Greetings, I am reaching out to see if your certs support SHA384 and SHA512 hashing algorithms today. I have not been able to find documentation on the site hence the reach out. Please let me know. Thanks.
The question is fairly generic and I'm not sure what exactly it is aimed at. Certificates do not directly "support" hashing algorithms. Rather they are a primitive used in various algorithms that may be either used within or encoded in the certificate.
One of the most prominent fields within a certificate where hashing algorithms are involved is the signature algorithm field. This field indicates the signature algorithm used to sign the certificate (which involves a hash).
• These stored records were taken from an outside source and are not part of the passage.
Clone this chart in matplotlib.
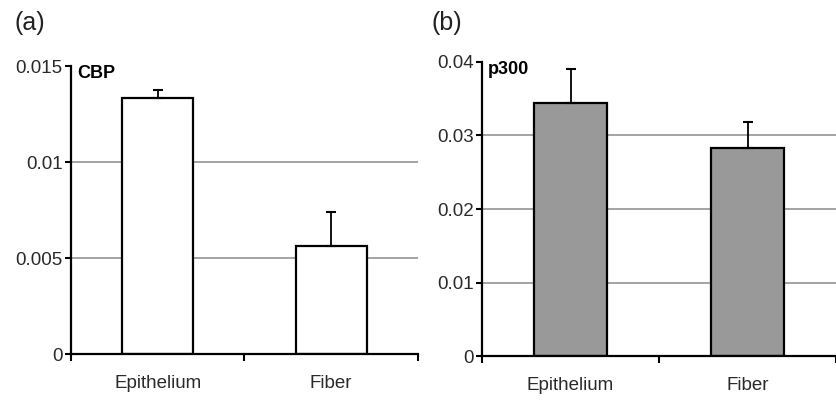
import matplotlib.pyplot as plt
import numpy as np

plt.rcParams["font.family"] = ["Liberation Sans", "DejaVu Sans"]

categories = ["Epithelium", "Fiber"]

cbp_values = [0.01333, 0.00563]
cbp_errors = [0.00042, 0.00177]

p300_values = [0.0344, 0.0283]
p300_errors = [0.0046, 0.0035]

text_color = "#2a2a2a"


def draw_panel(ax, values, errors, face, label, ymax, yticks, yticklabels, grid_ticks):
    x = np.arange(len(categories))
    for g in grid_ticks:
        ax.axhline(g, color="#8a8a8a", lw=1.1, zorder=0)
    ax.bar(x, values, width=0.41, color=face, edgecolor="black", linewidth=1.6, zorder=2)
    ax.errorbar(x, values, yerr=[np.zeros(len(values)), errors], fmt="none",
                ecolor="black", elinewidth=1.3, capsize=3.5, capthick=1.5, zorder=3)

    ax.set_xlim(-0.5, 1.5)
    ax.set_ylim(0, ymax)
    ax.set_yticks(yticks)
    ax.set_yticklabels(yticklabels)
    ax.set_xticks(x)
    ax.set_xticklabels(categories)
    ax.set_xticks([-0.5, 0.5, 1.5], minor=True)
    ax.tick_params(axis="x", which="major", length=0, pad=15, labelsize=13.5, labelcolor=text_color)
    ax.tick_params(axis="x", which="minor", length=5, width=1.5, direction="out")
    ax.tick_params(axis="y", length=4, width=1.5, direction="out", labelsize=13.5,
                   labelcolor=text_color, pad=2)

    for s in ["top", "right"]:
        ax.spines[s].set_visible(False)
    for s in ["left", "bottom"]:
        ax.spines[s].set_linewidth(1.6)
        ax.spines[s].set_color("black")

    ax.text(0.017, 1.005, label, transform=ax.transAxes, fontsize=13, fontweight="bold",
            va="top", ha="left", color="black")
    return ax


fig = plt.figure(figsize=(8.36, 4.01), dpi=100)

ax1 = fig.add_axes([0.0849, 0.1172, 0.4151, 0.7182])
draw_panel(ax1, cbp_values, cbp_errors, "white", "CBP", 0.015,
           [0, 0.005, 0.01, 0.015], ["0", "0.005", "0.01", "0.015"], [0.005, 0.01])

ax2 = fig.add_axes([0.5766, 0.1122, 0.4234, 0.7332])
draw_panel(ax2, p300_values, p300_errors, "#999999", "p300", 0.04,
           [0, 0.01, 0.02, 0.03, 0.04], ["0", "0.01", "0.02", "0.03", "0.04"],
           [0.01, 0.02, 0.03])

fig.text(0.017, 0.942, "(a)", fontsize=18, va="center", ha="left", color="#222222")
fig.text(0.516, 0.942, "(b)", fontsize=18, va="center", ha="left", color="#222222")

fig.savefig("out.png", dpi=100)
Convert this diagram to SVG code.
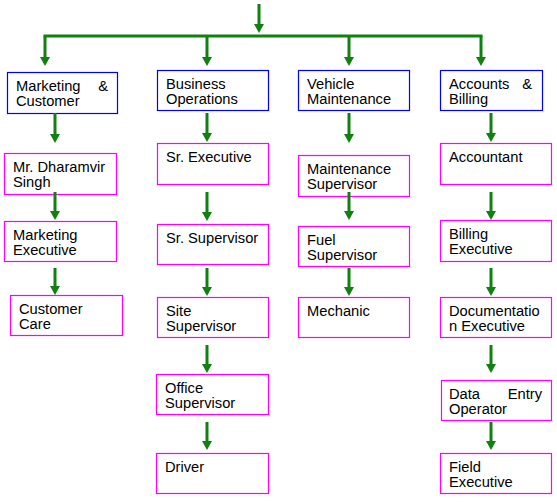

This field has to be based upon the issuing certificate, because it's signed with the issuer's key. While not technically required, a common method is to use a hash method that scales with the keylength: 2048 bit RSA keys use SHA-256, 3072 bit use SHA-384 and 4096 bit uses SHA-512. For ECDSA, P-256 means SHA-256, P-384 SHA384 and so on.
Let's Encrypt currently has two active issuers:
R3 and E1. The signature algorithms for these certificates are as follows:
- For certificates signed by R3 (by default all certificates)
-
sha256WithRSAEncryption
aka RSASSA‐PKCS1‐v1_5 with SHA‐256. This is because R3 is a 2048-bit RSA key.
-
- For certificates signed by E1 (ECDSA leafs only; currently requires opt-in)
-
ecdsa-with-SHA384
. This is because E1 is a P-384 key.
-
If your question was aimed at something different than the signature algorithm, please specify and we're happy to answer.
(Also, for clarification: The above signature algorithms are fixed and cannot be changed by the subscriber)
TL;DR: you need to ECDSA key with account opt in for ECDSA whitelist
I don't think this is very common. E.g. ISRG Root X1 is 4096-bits RSA, and both its self-sig and its signatures on R3/R4 intermediates are SHA-256.
For ECDSA, this is indeed the case; these are formal CA/B requirements.